An investor using yield curve analysis would expect to view bonds of A)varying quality over a number of maturities B)varying quality of similar maturities C)a single issuer over varying maturities D)similar quality over varying maturities

C)a single issuer over varying maturities The most common yield curves are drawn using U.S. Treasury securities. The curve is plotted using maturities ranging from the short-term T-bills to the long bonds. There are other curves drawn with bonds from other sectors, such as corporate bonds, to show the yield spread, but that is going beyond the scope of this question.

When the value of the U.S. dollar decreases, A)domestic manufactures will likely not be affected B)domestic manufacturers will likely increase their imports C)domestic manufacturers will likely increase their exports D)foreign manufacturers will likely export more to the United States

C)domestic manufacturers will likely increase their exports When the U.S. dollar decreases against other currencies, foreign goods become more expensive. On the other hand, domestically produced goods are cheaper for those buying with foreign currencies so we can expect the exporting of U.S. made goods to increase.
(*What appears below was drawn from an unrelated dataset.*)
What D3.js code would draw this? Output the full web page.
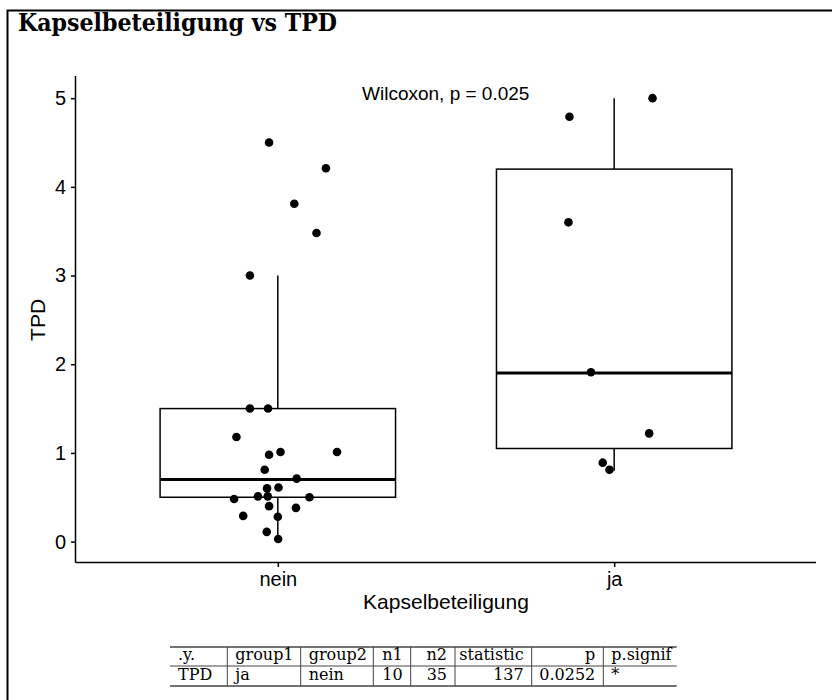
<!DOCTYPE html>
<html>
<head>
<meta charset="utf-8">
<script src="https://cdn.jsdelivr.net/npm/d3@7"></script>
<style>
  body { margin: 0; background: #fff; }
  svg { display: block; }
</style>
</head>
<body>
<svg id="chart" width="832" height="700"></svg>
<script>
// groups and box stats
var groups = ["nein", "ja"];
var boxStats = [
  { group: "nein", low: 0.03, q1: 0.5, median: 0.7, q3: 1.5, high: 3.0 },
  { group: "ja", low: 0.8, q1: 1.05, median: 1.9, q3: 4.2, high: 5.0 }
];

// jittered points (value, jitter in category units)
var neinValues = [4.5, 4.21, 3.81, 3.48, 3.0, 1.5, 1.5, 1.18, 0.98, 1.01, 1.01, 0.81, 0.71,
  0.6, 0.61, 0.48, 0.51, 0.51, 0.5, 0.4, 0.38, 0.29, 0.28, 0.11, 0.03];
var neinJitter = [-0.026, 0.143, 0.049, 0.115, -0.083, -0.083, -0.029, -0.123, -0.026, 0.008, 0.176, -0.039, 0.056,
  -0.032, 0.002, -0.13, -0.059, -0.03, 0.094, -0.026, 0.054, -0.103, 0, -0.033, 0.001];
var jaValues = [5.0, 4.79, 3.6, 1.91, 1.22, 0.89, 0.81];
var jaJitter = [0.114, -0.133, -0.136, -0.069, 0.104, -0.034, -0.014];

var yTicks = [0, 1, 2, 3, 4, 5];

// stats table
var tableHeader = [".y.", "group1", "group2", "n1", "n2", "statistic", "p", "p.signif"];
var tableRow = ["TPD", "ja", "nein", "10", "35", "137", "0.0252", "*"];
var tableAlign = ["l", "l", "l", "r", "r", "r", "r", "l"];

var points = [];
neinValues.forEach(function(v, i) { points.push({ group: "nein", value: v, jitter: neinJitter[i] }); });
jaValues.forEach(function(v, i) { points.push({ group: "ja", value: v, jitter: jaJitter[i] }); });

var svg = d3.select("#chart");
var sans = "'Liberation Sans', Arial, Helvetica, sans-serif";
var serif = "'DejaVu Serif', 'Liberation Serif', serif";

// outer frame
svg.append("rect")
  .attr("x", 7.5).attr("y", 10.5)
  .attr("width", 840).attr("height", 720)
  .attr("fill", "none").attr("stroke", "#000").attr("stroke-width", 2);

// title
svg.append("text")
  .attr("x", 18).attr("y", 31)
  .attr("font-family", serif)
  .attr("font-weight", "bold")
  .attr("font-size", 24)
  .attr("textLength", 319)
  .attr("lengthAdjust", "spacingAndGlyphs")
  .text("Kapselbeteiligung vs TPD");

var plotLeft = 76, plotRight = 816, plotTop = 76, plotBottom = 562;

var x = d3.scalePoint()
  .domain(groups)
  .range([plotLeft, plotRight])
  .padding(0.6);
var step = x.step();

var y = d3.scaleLinear()
  .domain([-0.23, 5.25])
  .range([plotBottom, plotTop]);

var boxW = step * 0.7;

// boxes
var box = svg.append("g");
boxStats.forEach(function(d) {
  var cx = x(d.group);
  box.append("line")
    .attr("x1", cx).attr("x2", cx)
    .attr("y1", y(d.q3)).attr("y2", y(d.high))
    .attr("stroke", "#000").attr("stroke-width", 1.5);
  box.append("line")
    .attr("x1", cx).attr("x2", cx)
    .attr("y1", y(d.q1)).attr("y2", y(d.low))
    .attr("stroke", "#000").attr("stroke-width", 1.5);
  box.append("rect")
    .attr("x", cx - boxW / 2).attr("y", y(d.q3))
    .attr("width", boxW).attr("height", y(d.q1) - y(d.q3))
    .attr("fill", "#fff").attr("stroke", "#000").attr("stroke-width", 1.5);
  box.append("line")
    .attr("x1", cx - boxW / 2).attr("x2", cx + boxW / 2)
    .attr("y1", y(d.median)).attr("y2", y(d.median))
    .attr("stroke", "#000").attr("stroke-width", 3);
});

// points
svg.append("g").selectAll("circle")
  .data(points)
  .enter().append("circle")
  .attr("cx", function(d) { return x(d.group) + d.jitter * step; })
  .attr("cy", function(d) { return y(d.value); })
  .attr("r", 4.3)
  .attr("fill", "#000");

// axes
var xAxis = svg.append("g")
  .attr("transform", "translate(0," + plotBottom + ")")
  .call(d3.axisBottom(x).tickSizeOuter(0).tickSize(5).tickPadding(5));
var yAxis = svg.append("g")
  .attr("transform", "translate(" + plotLeft + ",0)")
  .call(d3.axisLeft(y).tickValues(yTicks).tickFormat(d3.format("d"))
    .tickSizeOuter(0).tickSize(5).tickPadding(5));

[xAxis, yAxis].forEach(function(a) {
  a.select(".domain").attr("stroke", "#000").attr("stroke-width", 1.5);
  a.selectAll(".tick line").attr("stroke", "#000").attr("stroke-width", 1.5);
  a.selectAll(".tick text")
    .attr("fill", "#000")
    .attr("font-family", sans)
    .attr("font-size", 20);
});
xAxis.select(".domain").attr("d", "M" + plotLeft + ",0.5H" + plotRight);
yAxis.select(".domain").attr("d", "M-0.5," + plotTop + "V" + (plotBottom + 0.75));

// axis titles
svg.append("text")
  .attr("x", (plotLeft + plotRight) / 2).attr("y", 609)
  .attr("text-anchor", "middle")
  .attr("font-family", sans).attr("font-size", 21)
  .text("Kapselbeteiligung");

svg.append("text")
  .attr("transform", "translate(45," + y(2.5) + ") rotate(-90)")
  .attr("text-anchor", "middle")
  .attr("font-family", sans).attr("font-size", 21)
  .text("TPD");

// test label
svg.append("text")
  .attr("x", 362).attr("y", y(5) + 2)
  .attr("font-family", sans).attr("font-size", 19)
  .text("Wilcoxon, p = 0.025");

// stats table
var colEdges = [170, 227.3, 300.7, 373.3, 410.7, 455, 531.7, 603.3, 676.7];
var rowLines = [647, 666, 686];
var tbl = svg.append("g");
rowLines.forEach(function(ly, i) {
  tbl.append("line")
    .attr("x1", colEdges[0]).attr("x2", colEdges[colEdges.length - 1])
    .attr("y1", ly).attr("y2", ly)
    .attr("stroke", "#444").attr("stroke-width", i === 1 ? 1 : 1.3);
});
colEdges.slice(1, -1).forEach(function(cx) {
  tbl.append("line")
    .attr("x1", cx).attr("x2", cx)
    .attr("y1", rowLines[0]).attr("y2", rowLines[2])
    .attr("stroke", "#444").attr("stroke-width", 1);
});
[tableHeader, tableRow].forEach(function(row, r) {
  row.forEach(function(txt, c) {
    var a = tableAlign[c];
    tbl.append("text")
      .attr("x", a === "l" ? colEdges[c] + 8 : colEdges[c + 1] - 8)
      .attr("y", r === 0 ? 660 : 680)
      .attr("text-anchor", a === "l" ? "start" : "end")
      .attr("font-family", serif).attr("font-size", 16)
      .text(txt);
  });
});
</script>
</body>
</html>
All of the following are tools that may be employed by the Federal Reserve in an effort to control the economy EXCEPT A)the reserve requirements B)the prime rate C)open market operations buying and selling Treasury securities D)the discount rate

B)the prime rate The prime rate is set by the banks. All of the others are under the control of the Fed.
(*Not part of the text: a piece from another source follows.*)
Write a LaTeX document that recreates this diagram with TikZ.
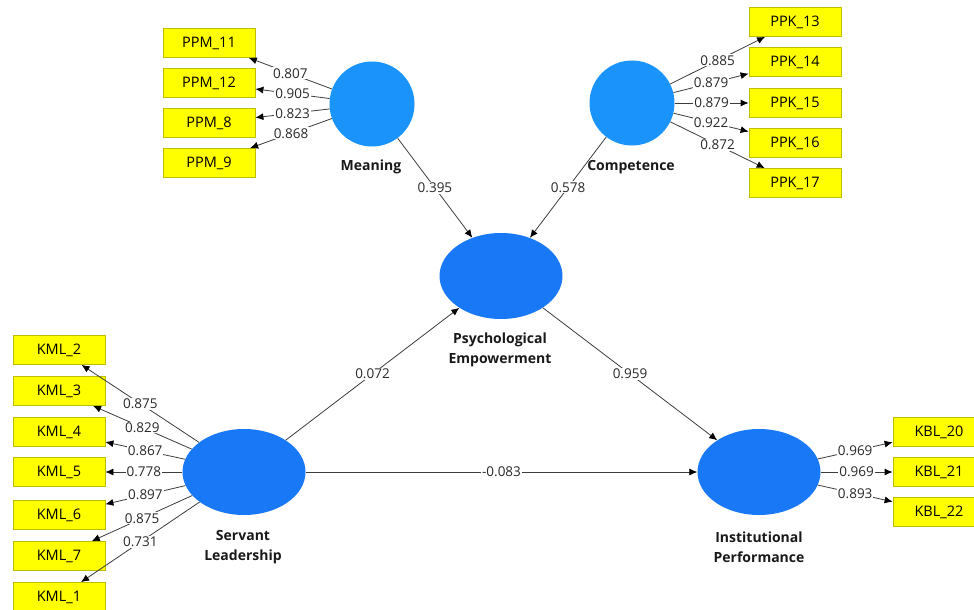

You note that an article in the Wall Street Journal points out that the money supply has been increasing. This economic measure is A)a GDP deflator B)a lagging indicator C)a coincident indicator D)a leading indicator

D)a leading indicator Among the list of leading indicators is the money supply.

Proponents of the concept of inflation inertia believe that A)prices will rise rapidly and then begin to contract B)prices will rise slowly and then begin to increase at a faster rate C)the rate of inflation will parallel the CPI D)prices will remain the same for a protracted period of time

B)prices will rise slowly and then begin to increase at a faster rate The concept of inflation inertia is that prices will rise slowly during an initial period of inflation and then begin to "pick up steam" as a result of some economic shock.

To stimulate a sluggish economy using fiscal policy measures, policymakers would A)increase the money supply B)reduce income taxes C)reduce the money supply D)increase income taxes

B)reduce income taxes Reducing income taxes is a fiscal policy tool intended to increase overall demand for goods and services. Adjusting the money supply is a monetary policy tool.